======== Information supplied ========
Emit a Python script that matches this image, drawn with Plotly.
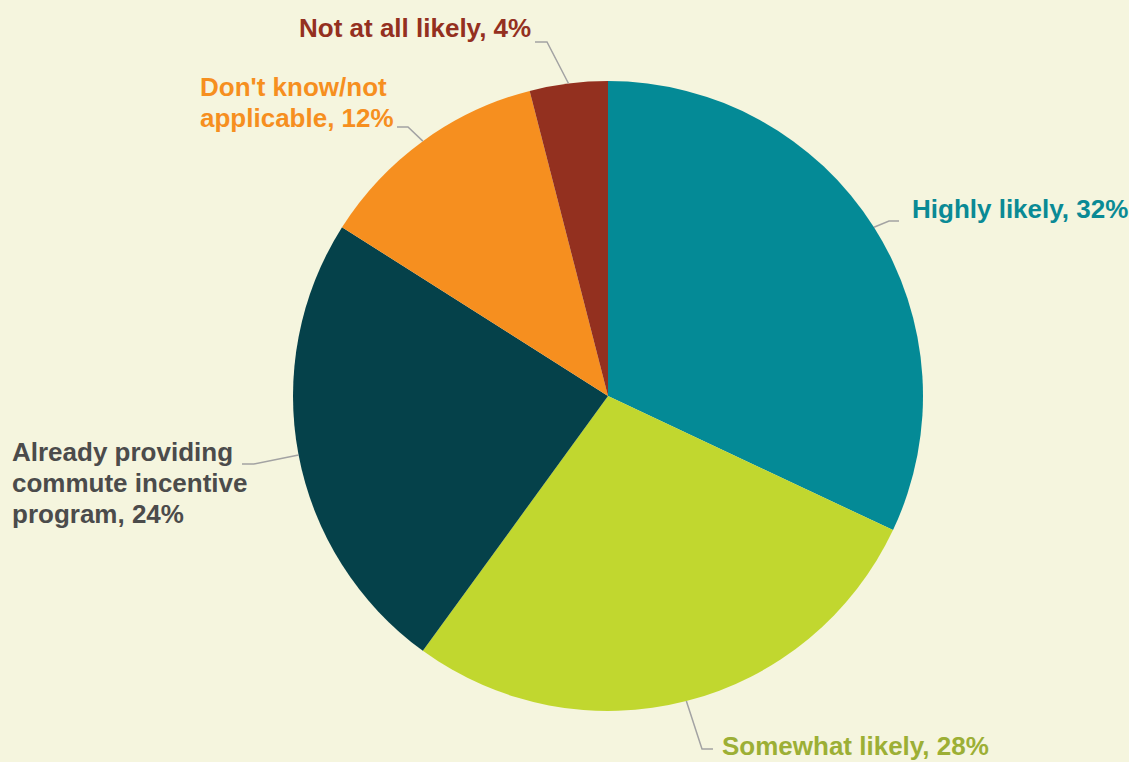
import math
import plotly.graph_objects as go

# ---- data ----
categories = ["Highly likely", "Somewhat likely",
              "Already providing commute incentive program",
              "Don't know/not applicable", "Not at all likely"]
values = [32, 28, 24, 12, 4]
label_lines = [
    ["Highly likely, 32%"],
    ["Somewhat likely, 28%"],
    ["Already providing", "commute incentive", "program, 24%"],
    ["Don't know/not", "applicable, 12%"],
    ["Not at all likely, 4%"],
]

# ---- style ----
W, H = 1129, 762
BG = "#F5F5DE"
slice_colors = ["#048A96", "#C1D72F", "#05414A", "#F68F1F", "#93301F"]
text_colors = ["#0A8A95", "#9CAF35", "#4B4B4B", "#F68F1F", "#94301F"]
CX, CY, R = 608, 396, 315  # pie centre / radius in pixels
LINE_GAP = 31

def px(x):
    return x / W

def py(y):
    return 1 - y / H

# label anchor (left x, middle y) and leader elbow/end points, in pixels
label_pos = [(910, 209), (720, 746), (10, 483), (198, 103), (297, 28)]
leader_pts = [
    [(889, 221), (899, 221)],
    [(702, 749), (713, 749)],
    [(254, 464), (242, 464)],
    [(408, 127), (397, 127)],
    [(547, 42), (535, 42)],
]

fig = go.Figure(go.Pie(
    labels=categories,
    values=values,
    sort=False,
    direction="clockwise",
    rotation=0,
    marker=dict(colors=slice_colors, line=dict(width=0)),
    textinfo="none",
    hoverinfo="label+percent",
    showlegend=False,
    domain=dict(x=[px(CX - R), px(CX + R)], y=[py(CY + R), py(CY - R)]),
))

total = sum(values)
cum = 0
shapes = []
annotations = []
for i, v in enumerate(values):
    mid = (cum + v / 2) / total * 2 * math.pi
    cum += v
    sx = CX + R * math.sin(mid)
    sy = CY - R * math.cos(mid)
    pts = [(sx, sy)] + leader_pts[i]
    path = "M " + " L ".join(f"{px(x):.5f},{py(y):.5f}" for x, y in pts)
    shapes.append(dict(type="path", xref="paper", yref="paper", path=path,
                       line=dict(color="#A3A3A3", width=1.5)))
    lx, ly = label_pos[i]
    n = len(label_lines[i])
    for k, line in enumerate(label_lines[i]):
        yk = ly + (k - (n - 1) / 2) * LINE_GAP
        annotations.append(dict(
            x=px(lx), y=py(yk), xref="paper", yref="paper",
            xanchor="left", yanchor="middle", align="left",
            text=line, showarrow=False,
            font=dict(family="Liberation Sans, Arial, sans-serif", size=26,
                      color=text_colors[i], weight="bold"),
        ))

fig.update_layout(
    width=W, height=H,
    margin=dict(l=0, r=0, t=0, b=0),
    paper_bgcolor=BG, plot_bgcolor=BG,
    shapes=shapes, annotations=annotations,
)

fig.write_html(
    "out.html",
    config={"displayModeBar": False},
    post_script=(
        "document.body.style.margin='0';"
        "document.body.style.padding='0';"
        "document.body.style.overflow='hidden';"
        f"document.body.style.background='{BG}';"
    ),
)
========
**Set task:** Copy the material above exactly and drop the pictures.

**Exercise response:**
Emit a Python script that matches this image, drawn with Plotly.
import math
import plotly.graph_objects as go

# ---- data ----
categories = ["Highly likely", "Somewhat likely",
              "Already providing commute incentive program",
              "Don't know/not applicable", "Not at all likely"]
values = [32, 28, 24, 12, 4]
label_lines = [
    ["Highly likely, 32%"],
    ["Somewhat likely, 28%"],
    ["Already providing", "commute incentive", "program, 24%"],
    ["Don't know/not", "applicable, 12%"],
    ["Not at all likely, 4%"],
]

# ---- style ----
W, H = 1129, 762
BG = "#F5F5DE"
slice_colors = ["#048A96", "#C1D72F", "#05414A", "#F68F1F", "#93301F"]
text_colors = ["#0A8A95", "#9CAF35", "#4B4B4B", "#F68F1F", "#94301F"]
CX, CY, R = 608, 396, 315  # pie centre / radius in pixels
LINE_GAP = 31

def px(x):
    return x / W

def py(y):
    return 1 - y / H

# label anchor (left x, middle y) and leader elbow/end points, in pixels
label_pos = [(910, 209), (720, 746), (10, 483), (198, 103), (297, 28)]
leader_pts = [
    [(889, 221), (899, 221)],
    [(702, 749), (713, 749)],
    [(254, 464), (242, 464)],
    [(408, 127), (397, 127)],
    [(547, 42), (535, 42)],
]

fig = go.Figure(go.Pie(
    labels=categories,
    values=values,
    sort=False,
    direction="clockwise",
    rotation=0,
    marker=dict(colors=slice_colors, line=dict(width=0)),
    textinfo="none",
    hoverinfo="label+percent",
    showlegend=False,
    domain=dict(x=[px(CX - R), px(CX + R)], y=[py(CY + R), py(CY - R)]),
))

total = sum(values)
cum = 0
shapes = []
annotations = []
for i, v in enumerate(values):
    mid = (cum + v / 2) / total * 2 * math.pi
    cum += v
    sx = CX + R * math.sin(mid)
    sy = CY - R * math.cos(mid)
    pts = [(sx, sy)] + leader_pts[i]
    path = "M " + " L ".join(f"{px(x):.5f},{py(y):.5f}" for x, y in pts)
    shapes.append(dict(type="path", xref="paper", yref="paper", path=path,
                       line=dict(color="#A3A3A3", width=1.5)))
    lx, ly = label_pos[i]
    n = len(label_lines[i])
    for k, line in enumerate(label_lines[i]):
        yk = ly + (k - (n - 1) / 2) * LINE_GAP
        annotations.append(dict(
            x=px(lx), y=py(yk), xref="paper", yref="paper",
            xanchor="left", yanchor="middle", align="left",
            text=line, showarrow=False,
            font=dict(family="Liberation Sans, Arial, sans-serif", size=26,
                      color=text_colors[i], weight="bold"),
        ))

fig.update_layout(
    width=W, height=H,
    margin=dict(l=0, r=0, t=0, b=0),
    paper_bgcolor=BG, plot_bgcolor=BG,
    shapes=shapes, annotations=annotations,
)

fig.write_html(
    "out.html",
    config={"displayModeBar": False},
    post_script=(
        "document.body.style.margin='0';"
        "document.body.style.padding='0';"
        "document.body.style.overflow='hidden';"
        f"document.body.style.background='{BG}';"
    ),
)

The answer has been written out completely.